Repeat the lines exactly from the line that contains "Generate a Python" through the line that contains "ax = fig.add_axes([44"; leave images out and add nothing.

## BEGIN MATERIAL SUPPLIED

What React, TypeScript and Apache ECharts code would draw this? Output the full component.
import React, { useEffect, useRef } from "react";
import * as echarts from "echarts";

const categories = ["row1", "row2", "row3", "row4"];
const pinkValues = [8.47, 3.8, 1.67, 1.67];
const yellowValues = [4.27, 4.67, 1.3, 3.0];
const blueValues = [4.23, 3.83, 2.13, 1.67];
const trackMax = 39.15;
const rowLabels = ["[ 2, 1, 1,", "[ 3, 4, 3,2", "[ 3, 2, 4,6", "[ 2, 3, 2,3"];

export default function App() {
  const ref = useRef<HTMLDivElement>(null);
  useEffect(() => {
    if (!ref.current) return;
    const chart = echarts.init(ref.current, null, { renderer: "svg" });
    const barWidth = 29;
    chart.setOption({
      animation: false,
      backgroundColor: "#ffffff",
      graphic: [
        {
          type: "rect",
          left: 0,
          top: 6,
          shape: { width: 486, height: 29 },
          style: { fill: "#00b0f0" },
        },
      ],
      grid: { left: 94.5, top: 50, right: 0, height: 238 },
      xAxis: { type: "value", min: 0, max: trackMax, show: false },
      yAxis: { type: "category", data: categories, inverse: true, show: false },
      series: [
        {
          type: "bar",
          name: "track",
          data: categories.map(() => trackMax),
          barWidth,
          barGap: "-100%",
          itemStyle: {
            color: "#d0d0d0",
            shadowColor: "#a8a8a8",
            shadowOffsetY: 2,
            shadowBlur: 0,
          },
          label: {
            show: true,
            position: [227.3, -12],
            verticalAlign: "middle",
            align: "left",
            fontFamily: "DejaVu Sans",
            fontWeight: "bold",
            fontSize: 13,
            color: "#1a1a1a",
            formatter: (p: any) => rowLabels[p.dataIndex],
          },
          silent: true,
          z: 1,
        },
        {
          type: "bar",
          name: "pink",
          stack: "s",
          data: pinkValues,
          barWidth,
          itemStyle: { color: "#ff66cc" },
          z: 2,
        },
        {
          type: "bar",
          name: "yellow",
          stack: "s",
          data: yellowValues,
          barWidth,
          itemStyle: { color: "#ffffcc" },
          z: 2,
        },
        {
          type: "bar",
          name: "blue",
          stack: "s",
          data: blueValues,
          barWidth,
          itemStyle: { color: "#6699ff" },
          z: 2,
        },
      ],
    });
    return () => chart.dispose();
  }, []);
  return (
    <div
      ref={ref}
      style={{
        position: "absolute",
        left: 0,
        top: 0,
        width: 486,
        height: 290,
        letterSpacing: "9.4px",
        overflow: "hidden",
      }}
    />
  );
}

## END MATERIAL SUPPLIED
## BEGIN MATERIAL SUPPLIED

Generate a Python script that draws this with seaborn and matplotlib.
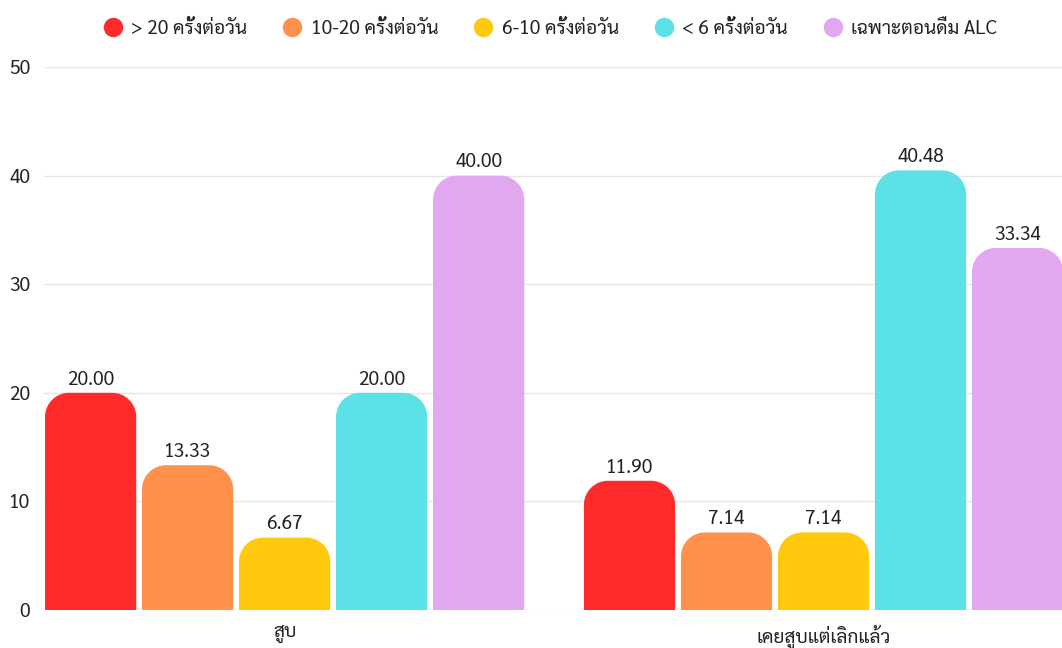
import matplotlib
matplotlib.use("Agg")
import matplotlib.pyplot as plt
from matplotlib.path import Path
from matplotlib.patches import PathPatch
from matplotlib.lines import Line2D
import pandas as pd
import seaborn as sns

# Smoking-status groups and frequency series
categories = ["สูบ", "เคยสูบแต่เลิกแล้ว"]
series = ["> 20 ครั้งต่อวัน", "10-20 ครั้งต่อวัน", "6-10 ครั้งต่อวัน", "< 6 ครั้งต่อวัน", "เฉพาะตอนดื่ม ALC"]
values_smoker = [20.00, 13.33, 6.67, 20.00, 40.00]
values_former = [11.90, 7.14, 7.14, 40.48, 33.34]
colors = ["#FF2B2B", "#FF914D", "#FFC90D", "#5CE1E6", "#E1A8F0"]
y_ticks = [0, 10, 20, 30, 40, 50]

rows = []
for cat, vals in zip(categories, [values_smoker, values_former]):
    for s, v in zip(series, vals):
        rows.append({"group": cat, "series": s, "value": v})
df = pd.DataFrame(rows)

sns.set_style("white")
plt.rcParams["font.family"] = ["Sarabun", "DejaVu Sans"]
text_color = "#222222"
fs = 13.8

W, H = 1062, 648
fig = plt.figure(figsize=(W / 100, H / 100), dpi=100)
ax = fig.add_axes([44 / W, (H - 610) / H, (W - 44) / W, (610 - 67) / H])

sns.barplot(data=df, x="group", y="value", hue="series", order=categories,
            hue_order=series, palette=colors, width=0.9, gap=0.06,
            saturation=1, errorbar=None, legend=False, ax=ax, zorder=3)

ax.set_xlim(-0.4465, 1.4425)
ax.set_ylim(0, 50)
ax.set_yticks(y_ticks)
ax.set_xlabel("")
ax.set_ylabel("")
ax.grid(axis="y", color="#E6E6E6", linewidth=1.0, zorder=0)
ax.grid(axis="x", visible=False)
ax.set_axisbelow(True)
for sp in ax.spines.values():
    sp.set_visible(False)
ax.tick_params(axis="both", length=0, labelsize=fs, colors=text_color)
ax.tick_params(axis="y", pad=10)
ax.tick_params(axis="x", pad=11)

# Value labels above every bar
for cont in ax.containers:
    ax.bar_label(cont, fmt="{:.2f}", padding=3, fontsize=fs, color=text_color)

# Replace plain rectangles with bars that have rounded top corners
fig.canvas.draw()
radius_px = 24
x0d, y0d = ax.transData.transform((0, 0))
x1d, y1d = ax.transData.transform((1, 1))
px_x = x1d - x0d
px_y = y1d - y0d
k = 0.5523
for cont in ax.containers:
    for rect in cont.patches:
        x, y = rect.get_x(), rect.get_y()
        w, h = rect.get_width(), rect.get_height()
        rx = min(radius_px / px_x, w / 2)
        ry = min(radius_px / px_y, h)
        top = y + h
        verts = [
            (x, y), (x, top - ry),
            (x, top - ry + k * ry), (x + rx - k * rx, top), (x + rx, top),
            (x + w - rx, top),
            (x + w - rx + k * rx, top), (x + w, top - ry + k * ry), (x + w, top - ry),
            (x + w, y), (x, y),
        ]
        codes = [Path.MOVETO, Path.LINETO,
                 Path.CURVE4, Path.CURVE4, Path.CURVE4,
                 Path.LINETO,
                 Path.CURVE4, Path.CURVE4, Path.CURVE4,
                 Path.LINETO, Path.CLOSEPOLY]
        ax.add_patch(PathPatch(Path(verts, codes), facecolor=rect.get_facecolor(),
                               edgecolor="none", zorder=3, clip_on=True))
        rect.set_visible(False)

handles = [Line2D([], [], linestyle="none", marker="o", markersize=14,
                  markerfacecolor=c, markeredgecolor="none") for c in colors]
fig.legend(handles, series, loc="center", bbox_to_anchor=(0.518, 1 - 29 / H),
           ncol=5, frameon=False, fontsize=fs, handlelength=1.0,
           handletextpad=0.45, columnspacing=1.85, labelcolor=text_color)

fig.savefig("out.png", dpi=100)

## END MATERIAL SUPPLIED

EXERCISE RESULT
Generate a Python script that draws this with seaborn and matplotlib.
import matplotlib
matplotlib.use("Agg")
import matplotlib.pyplot as plt
from matplotlib.path import Path
from matplotlib.patches import PathPatch
from matplotlib.lines import Line2D
import pandas as pd
import seaborn as sns

# Smoking-status groups and frequency series
categories = ["สูบ", "เคยสูบแต่เลิกแล้ว"]
series = ["> 20 ครั้งต่อวัน", "10-20 ครั้งต่อวัน", "6-10 ครั้งต่อวัน", "< 6 ครั้งต่อวัน", "เฉพาะตอนดื่ม ALC"]
values_smoker = [20.00, 13.33, 6.67, 20.00, 40.00]
values_former = [11.90, 7.14, 7.14, 40.48, 33.34]
colors = ["#FF2B2B", "#FF914D", "#FFC90D", "#5CE1E6", "#E1A8F0"]
y_ticks = [0, 10, 20, 30, 40, 50]

rows = []
for cat, vals in zip(categories, [values_smoker, values_former]):
    for s, v in zip(series, vals):
        rows.append({"group": cat, "series": s, "value": v})
df = pd.DataFrame(rows)

sns.set_style("white")
plt.rcParams["font.family"] = ["Sarabun", "DejaVu Sans"]
text_color = "#222222"
fs = 13.8

W, H = 1062, 648
fig = plt.figure(figsize=(W / 100, H / 100), dpi=100)
ax = fig.add_axes([44 / W, (H - 610) / H, (W - 44) / W, (610 - 67) / H])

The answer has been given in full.